Mother Tongue
Yevgeniy Fiks

9 March - 11 May 2019

The first London solo exhibition by New York-based Russian artist Yevgeniy Fiks, exploring historical gay Russian argot. This coded language dates back to Soviet times and can be compared to Britain’s ‘polari’ jargon. Through this exhibition Fiks elevates this ‘themed’ language into a poetic code, celebrating its wit and nuance.  The exhibition reclaims and celebrates Soviet-era Russian gay argot as a unique cultural phenomenon and gives a historical context to today’s post-Soviet LGBTQ community whose language partially evolved from it. 

The exhibition takes the form of an installation, recreating the environment of a classroom, equipped with a black board, alphabet charts, texts books, and a language instructional video, designed as formal introduction to the vocabulary and usage of the argot.

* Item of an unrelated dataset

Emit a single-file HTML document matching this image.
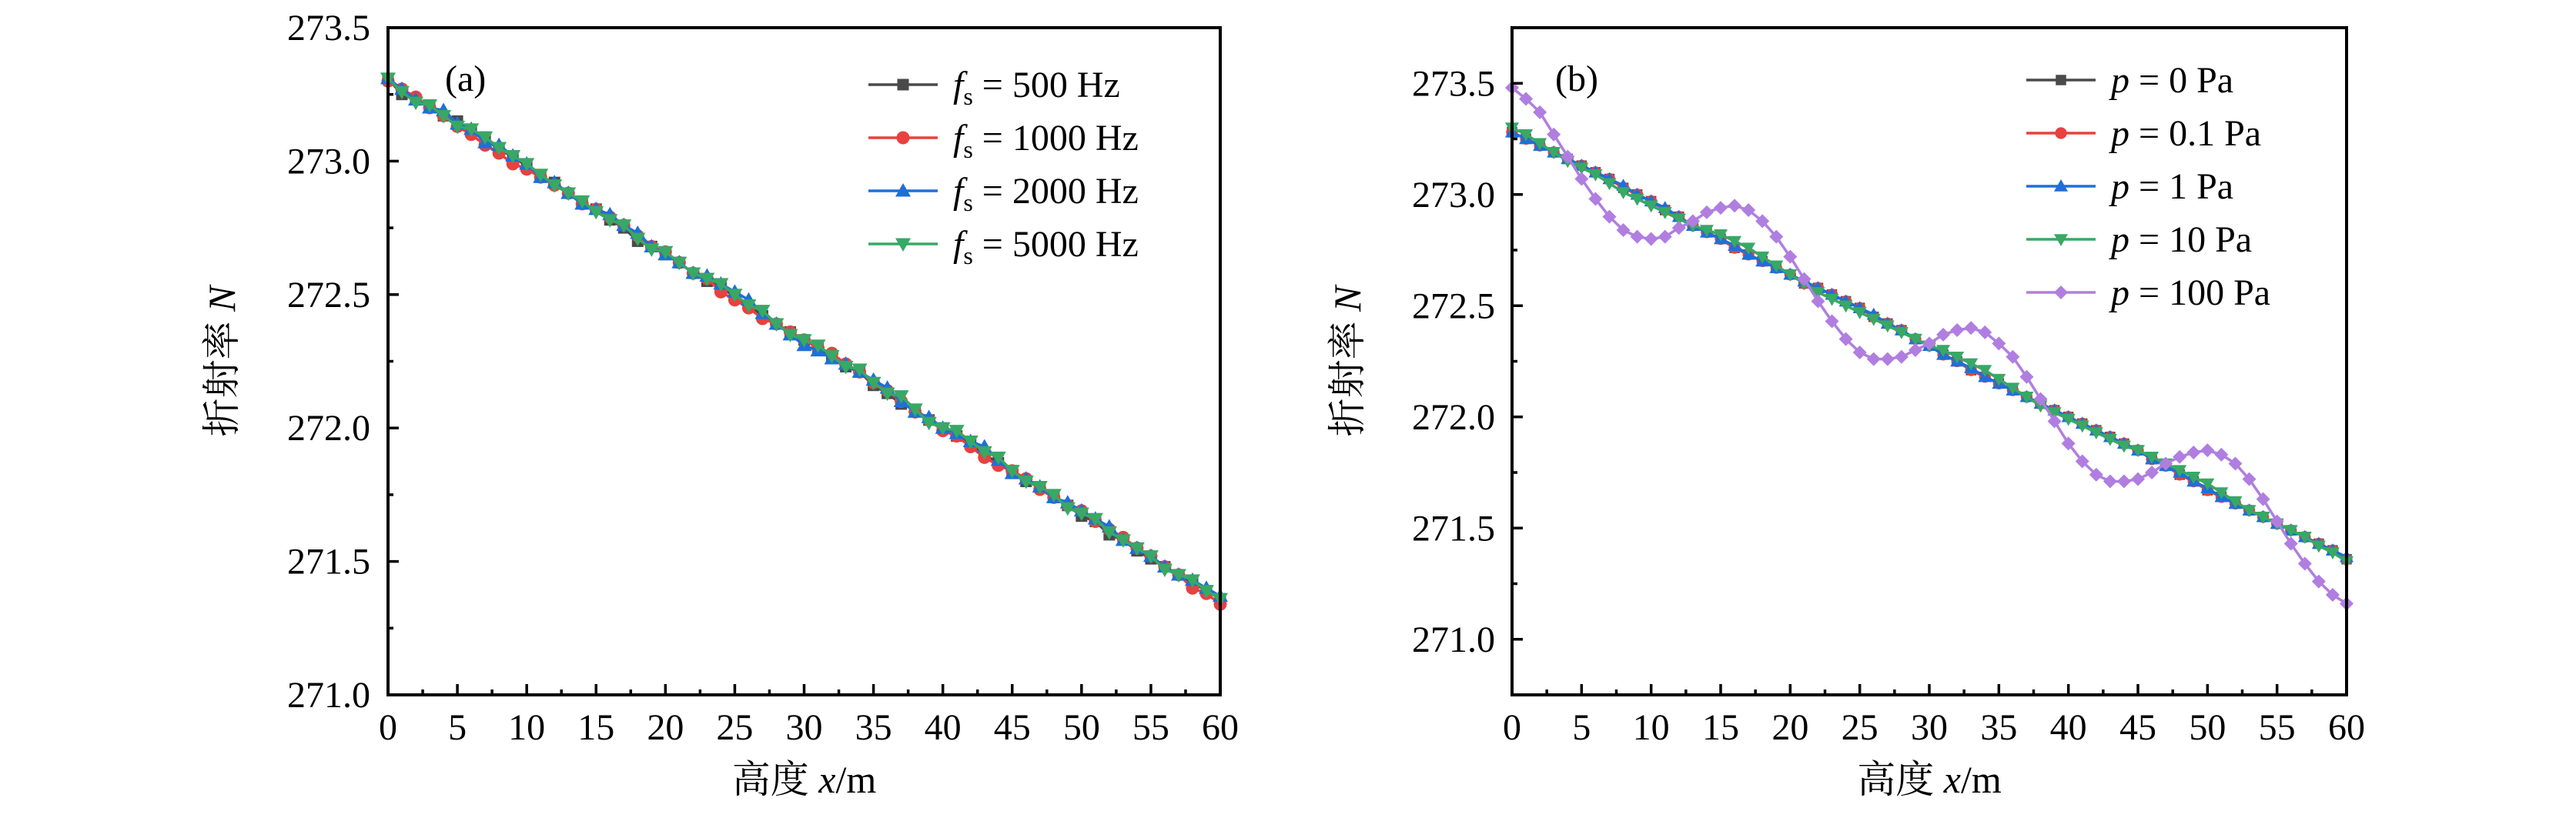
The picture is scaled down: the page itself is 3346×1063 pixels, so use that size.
<!DOCTYPE html>
<html><head><meta charset="utf-8"><style>
html,body{margin:0;padding:0;background:#fff;}
svg{display:block;font-family:"Liberation Serif","Noto Serif CJK SC",serif;}
svg text{font-family:"Liberation Serif","Noto Serif CJK SC",serif !important;fill:#000;}
</style></head><body>
<svg id="fig" width="3346" height="1063" viewBox="0 0 3346 1063" xmlns="http://www.w3.org/2000/svg" font-family="'Liberation Serif','Noto Serif CJK SC',serif"></svg>
<script>
const xCats = [];
for (let i = 0; i <= 60; i++) xCats.push(i);
const xTicks = [0,5,10,15,20,25,30,35,40,45,50,55,60];
const yTicksA = ["271.0","271.5","272.0","272.5","273.0","273.5"];
const yTicksB = ["271.0","271.5","272.0","272.5","273.0","273.5"];
const legendA = ["500 Hz","1000 Hz","2000 Hz","5000 Hz"];
const legendB = ["0 Pa","0.1 Pa","1 Pa","10 Pa","100 Pa"];

const A500 = [273.31,273.25,273.23,273.21,273.17,273.15,273.11,273.09,273.04,273.02,272.98,272.94,272.92,272.88,272.84,272.82,272.78,272.75,272.70,272.68,272.65,272.62,272.58,272.55,272.53,272.49,272.46,272.42,272.39,272.36,272.33,272.30,272.27,272.23,272.21,272.16,272.13,272.09,272.07,272.03,272.00,271.97,271.94,271.90,271.87,271.84,271.80,271.78,271.74,271.71,271.67,271.65,271.60,271.58,271.54,271.51,271.48,271.45,271.42,271.39,271.36];
const A1000 = [273.30,273.27,273.24,273.20,273.17,273.13,273.10,273.06,273.03,272.99,272.97,272.94,272.91,272.88,272.84,272.82,272.79,272.76,272.72,272.68,272.66,272.62,272.58,272.56,272.51,272.48,272.45,272.41,272.39,272.36,272.33,272.30,272.28,272.24,272.21,272.17,272.14,272.10,272.06,272.03,271.99,271.97,271.93,271.89,271.86,271.84,271.81,271.77,271.74,271.71,271.69,271.65,271.62,271.59,271.55,271.52,271.48,271.45,271.40,271.38,271.34];
const A2000 = [273.31,273.27,273.23,273.20,273.19,273.14,273.12,273.07,273.06,273.02,272.99,272.94,272.92,272.88,272.84,272.82,272.80,272.76,272.73,272.68,272.65,272.62,272.58,272.57,272.54,272.51,272.48,272.43,272.39,272.35,272.31,272.29,272.26,272.24,272.21,272.18,272.15,272.10,272.06,272.04,272.00,271.98,271.95,271.93,271.88,271.83,271.81,271.78,271.74,271.72,271.69,271.66,271.63,271.58,271.55,271.52,271.48,271.45,271.43,271.40,271.37];
const A5000 = [273.31,273.26,273.22,273.21,273.17,273.13,273.12,273.09,273.05,273.02,272.99,272.95,272.91,272.88,272.85,272.81,272.78,272.76,272.71,272.67,272.66,272.62,272.58,272.56,272.54,272.50,272.46,272.44,272.39,272.35,272.33,272.31,272.27,272.23,272.22,272.17,272.13,272.12,272.07,272.02,272.00,271.99,271.95,271.91,271.89,271.84,271.80,271.78,271.75,271.70,271.68,271.66,271.61,271.58,271.55,271.52,271.47,271.45,271.43,271.39,271.36];

const P0 = [273.28,273.25,273.22,273.19,273.16,273.13,273.10,273.07,273.03,273.00,272.97,272.93,272.90,272.86,272.83,272.80,272.76,272.73,272.70,272.67,272.64,272.60,272.58,272.55,272.52,272.49,272.45,272.42,272.39,272.35,272.32,272.28,272.25,272.21,272.18,272.15,272.12,272.09,272.06,272.03,272.00,271.97,271.94,271.91,271.88,271.85,271.81,271.78,271.74,271.71,271.67,271.64,271.61,271.58,271.55,271.52,271.49,271.46,271.43,271.40,271.36];
const P01 = [273.28,273.25,273.22,273.19,273.16,273.13,273.10,273.07,273.03,273.00,272.97,272.93,272.90,272.86,272.83,272.80,272.76,272.73,272.70,272.67,272.64,272.60,272.58,272.55,272.52,272.49,272.45,272.42,272.39,272.35,272.32,272.28,272.25,272.21,272.18,272.15,272.12,272.09,272.06,272.03,272.00,271.97,271.94,271.91,271.88,271.85,271.81,271.78,271.74,271.71,271.67,271.64,271.61,271.58,271.55,271.52,271.49,271.46,271.43,271.40,271.36];
const P1 = [273.28,273.25,273.22,273.19,273.16,273.13,273.10,273.07,273.04,273.00,272.97,272.94,272.90,272.86,272.83,272.80,272.77,272.73,272.70,272.67,272.64,272.61,272.58,272.55,272.52,272.49,272.46,272.42,272.39,272.35,272.32,272.28,272.25,272.22,272.18,272.15,272.12,272.09,272.06,272.03,272.00,271.97,271.94,271.91,271.88,271.85,271.81,271.78,271.75,271.71,271.68,271.64,271.61,271.58,271.55,271.52,271.49,271.46,271.43,271.40,271.37];
const P10 = [273.30,273.27,273.23,273.19,273.15,273.12,273.09,273.05,273.01,272.98,272.95,272.92,272.89,272.86,272.84,272.82,272.79,272.76,272.72,272.68,272.64,272.60,272.56,272.53,272.50,272.47,272.44,272.41,272.38,272.35,272.32,272.30,272.27,272.24,272.21,272.17,272.13,272.09,272.05,272.02,271.99,271.96,271.93,271.90,271.87,271.85,271.82,271.79,271.76,271.73,271.70,271.66,271.62,271.58,271.55,271.52,271.49,271.46,271.42,271.39,271.35];
const P100 = [273.48,273.43,273.37,273.27,273.17,273.07,272.98,272.90,272.84,272.81,272.80,272.81,272.85,272.88,272.92,272.94,272.95,272.93,272.88,272.81,272.72,272.62,272.52,272.43,272.35,272.29,272.26,272.26,272.27,272.30,272.33,272.37,272.39,272.40,272.38,272.33,272.27,272.18,272.08,271.98,271.88,271.80,271.74,271.71,271.71,271.72,271.75,271.79,271.82,271.84,271.85,271.83,271.79,271.72,271.63,271.53,271.43,271.34,271.26,271.20,271.16];

const NS = "http://www.w3.org/2000/svg";
const svg = document.getElementById('fig');
const FONT = "'Liberation Serif','Noto Serif CJK SC',serif";
function mk(tag, attrs, parent) {
  const e = document.createElementNS(NS, tag);
  for (const k in attrs) e.setAttribute(k, attrs[k]);
  if (tag === 'text') e.setAttribute('font-family', FONT);
  (parent || svg).appendChild(e);
  return e;
}
const COL = {gray:"#4a4a4a", red:"#e8413f", blue:"#1f6fd8", green:"#38a865", purple:"#b07ee0"};

function marker(g, shape, cx, cy, col, s) {
  let e;
  if (shape === 'square') e = mk('rect', {x:cx-s*0.75, y:cy-s*0.75, width:s*1.5, height:s*1.5, fill:col}, g);
  else if (shape === 'circle') e = mk('circle', {cx:cx, cy:cy, r:s*0.85, fill:col}, g);
  else if (shape === 'up') e = mk('polygon', {points:`${cx},${cy-s} ${cx-s},${cy+s*0.75} ${cx+s},${cy+s*0.75}`, fill:col}, g);
  else if (shape === 'down') e = mk('polygon', {points:`${cx},${cy+s} ${cx-s},${cy-s*0.75} ${cx+s},${cy-s*0.75}`, fill:col}, g);
  else e = mk('polygon', {points:`${cx},${cy-s} ${cx+s},${cy} ${cx},${cy+s} ${cx-s},${cy}`, fill:col}, g);
  
  
}

function panel(cfg) {
  const {L, R, T, B, ymin, ymax, yTicks, series, tag, legendLabels, legPrefix, legTextX, legLineX1, legLineX2, legRows, msize, yLabX, tickLabR} = cfg;
  const g = mk('g', {});
  
  
  const xs = v => L + (v - 0) / 60 * (R - L);
  const ys = v => B - (v - ymin) / (ymax - ymin) * (B - T);
  series.forEach((s, si) => {
    const sg = mk('g', {}, g);
    
    
    const pts = s.data.map((v, i) => xs(xCats[i]).toFixed(1) + ',' + ys(v).toFixed(1)).join(' ');
    const pl = mk('polyline', {points:pts, fill:'none', stroke:s.col, 'stroke-width':3.5, 'stroke-linejoin':'round'}, sg);
    
    
    s.data.forEach((v, i) => marker(sg, s.shape, xs(xCats[i]), ys(v), s.col, msize));
  });
  const fr = mk('rect', {x:L, y:T, width:R-L, height:B-T, fill:'none', stroke:'#000', 'stroke-width':4}, g);
  
  
  for (let v = 0; v <= 60; v += 2.5) {
    const major = (v % 5 === 0);
    const x = xs(v);
    mk('line', {x1:x, y1:B, x2:x, y2:B-(major?14:7), stroke:'#000', 'stroke-width':3.5}, g);
  }
  xTicks.forEach(v => {
    const t = mk('text', {x:xs(v), y:B+58, 'font-size':48, 'text-anchor':'middle'}, g);
    t.textContent = v;
    
    
  });
  const step = 0.25;
  for (let v = Math.ceil(ymin/step)*step; v <= ymax + 1e-6; v += step) {
    const y = ys(v);
    const major = Math.abs(v*2 - Math.round(v*2)) < 1e-6;
    mk('line', {x1:L, y1:y, x2:L+(major?14:7), y2:y, stroke:'#000', 'stroke-width':3.5}, g);
  }
  yTicks.forEach(lbl => {
    const t = mk('text', {x:tickLabR, y:ys(parseFloat(lbl))+16, 'font-size':48, 'text-anchor':'end'}, g);
    t.textContent = lbl;
    
    
  });
  const pt = mk('text', {x:cfg.tagX, y:118, 'font-size':48}, g);
  pt.textContent = tag;
  
  
  const xt = mk('text', {x:(L+R)/2, y:1030, 'font-size':50, 'text-anchor':'middle'}, g);
  xt.innerHTML = '高度 <tspan font-style="italic">x</tspan>/m';
  
  
  const yt = mk('text', {x:0, y:0, 'font-size':50, 'text-anchor':'middle', transform:`translate(${yLabX},${(T+B)/2}) rotate(-90)`}, g);
  yt.innerHTML = '折射率 <tspan font-style="italic">N</tspan>';
  
  
  const lg = mk('g', {}, g);
  
  
  series.forEach((s, i) => {
    const y = legRows[i];
    const eg = mk('g', {}, lg);
    
    
    mk('line', {x1:legLineX1, y1:y, x2:legLineX2, y2:y, stroke:s.col, 'stroke-width':3.5}, eg);
    marker(eg, s.shape, (legLineX1+legLineX2)/2, y, s.col, msize);
    const t = mk('text', {x:legTextX, y:y+16, 'font-size':48}, eg);
    if (legPrefix === 'fs') t.innerHTML = '<tspan font-style="italic">f</tspan><tspan font-size="32" dy="10">s</tspan><tspan dy="-10"> = ' + legendLabels[i] + '</tspan>';
    else t.innerHTML = '<tspan font-style="italic">p</tspan> = ' + legendLabels[i];
  });
}

panel({
  name:'panel-a', L:504, R:1585, T:36, B:903, ymin:271.0, ymax:273.5, yTicks:yTicksA, tag:'(a)', tagX:578,
  series:[
    {key:'fs-500', data:A500, col:COL.gray, shape:'square'},
    {key:'fs-1000', data:A1000, col:COL.red, shape:'circle'},
    {key:'fs-2000', data:A2000, col:COL.blue, shape:'up'},
    {key:'fs-5000', data:A5000, col:COL.green, shape:'down'}
  ],
  legendLabels:legendA, legPrefix:'fs', legLineX1:1128, legLineX2:1218, legTextX:1238,
  legRows:[110,179,248,317], msize:10, yLabX:305, tickLabR:481
});
panel({
  name:'panel-b', L:1964, R:3048, T:36, B:903, ymin:270.75, ymax:273.75, yTicks:yTicksB, tag:'(b)', tagX:2020,
  series:[
    {key:'p-0', data:P0, col:COL.gray, shape:'square'},
    {key:'p-0.1', data:P01, col:COL.red, shape:'circle'},
    {key:'p-1', data:P1, col:COL.blue, shape:'up'},
    {key:'p-10', data:P10, col:COL.green, shape:'down'},
    {key:'p-100', data:P100, col:COL.purple, shape:'diamond'}
  ],
  legendLabels:legendB, legPrefix:'p', legLineX1:2632, legLineX2:2722, legTextX:2742,
  legRows:[104,173,242,311,380], msize:9, yLabX:1767, tickLabR:1942
});
</script>
</body></html>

Soviet era pleshki - or cruising sites - are presented in a series of photographs of Moscow, empty of people - many of them famous tourist destinations – subverting standard perceptions of the city. Fiks envisions the 'language of the pleshka' as a complete and distinct language, separate from standard Russian.

A semi-humorous instruction video gives a lesson in how to use and construct phrases from this ‘themed’ language. Like polari, Soviet gay slang contributed to the sense of the separate identity of queer communities of the time, and allowed users to communicate openly about things that could have seen them excluded from mainstream society, or even imprisoned; thus it was a defense mechanism that provided safety.

The exhibition is accompanied by the recently published ‘‘Mother Tongue/ Родная Речь’’ a book by Fiks, both about, and written in, Soviet-era Russian gay argot.

In the book, Russian gay argot is conceptualised as a literary language fit for the production of high culture, including written literature. The book includes a linguistic introduction to Soviet-era Russian gay argot and a collection of conceptual poetry written by Fiks in that language.

Since the collapse of the Soviet Union and the beginning of the globalisation era in the 1990s, a global (mostly Anglo-American) gay slang has fused with Soviet-era gay speech, and many original Russian queer terms that were used before the 1990s have been replaced with Anglo-American borrowings, diluting the unique Soviet culture of sexual and gender dissent.  

After decades of persecution and attempts to sideline the Russian LGBTQ community, male homosexuality was decriminalised in Russia in 1993. The period between 1993 and around 2013 was characterised by slow and difficult improvements to the conditions of queer life in Russia. This modest progress was interrupted in 2013 with the introduction of the “Gay Propaganda Law”, which ushered in a new wave of state and social homophobia. At the same time it led to LGBTQ issues in Russia becoming central to public debate in an unprecedented way.

Yevgeniy Fiks was born in Moscow in 1972 and has been living and working in New York since 1994. Fiks has produced many projects on the subject of the Post-Soviet dialog in the West, among them: “Lenin for Your Library?” in which he mailed V.I. Lenin’s text "Imperialism: The Highest Stage of Capitalism” to one hundred global corporations as a donation for their corporate libraries; “Communist Party USA,” a series of portraits of current members of Communist Party USA, painted from life in the Party’s national headquarters in New York City; and “Communist Guide to New York City,” a series of photographs of buildings and public places in New York City that are connected to the history of the American Communist movement. Fiks’ work has been shown internationally. This includes exhibitions in the United States at Winkleman and Postmasters galleries (both in New York) Mass MoCA, and the Philadelphia Museum of Art; the Moscow Museum of Modern Art and Marat Guelman Gallery in Moscow; Sala de Arte Público Siqueiros in Mexico City, and the Museu Colecção Berardo in Lisbon. His work has been included in the Biennale of Sydney (2008), Moscow Biennale of Contemporary Art (2011), and Thessaloniki Biennale of Contemporary Art (2015).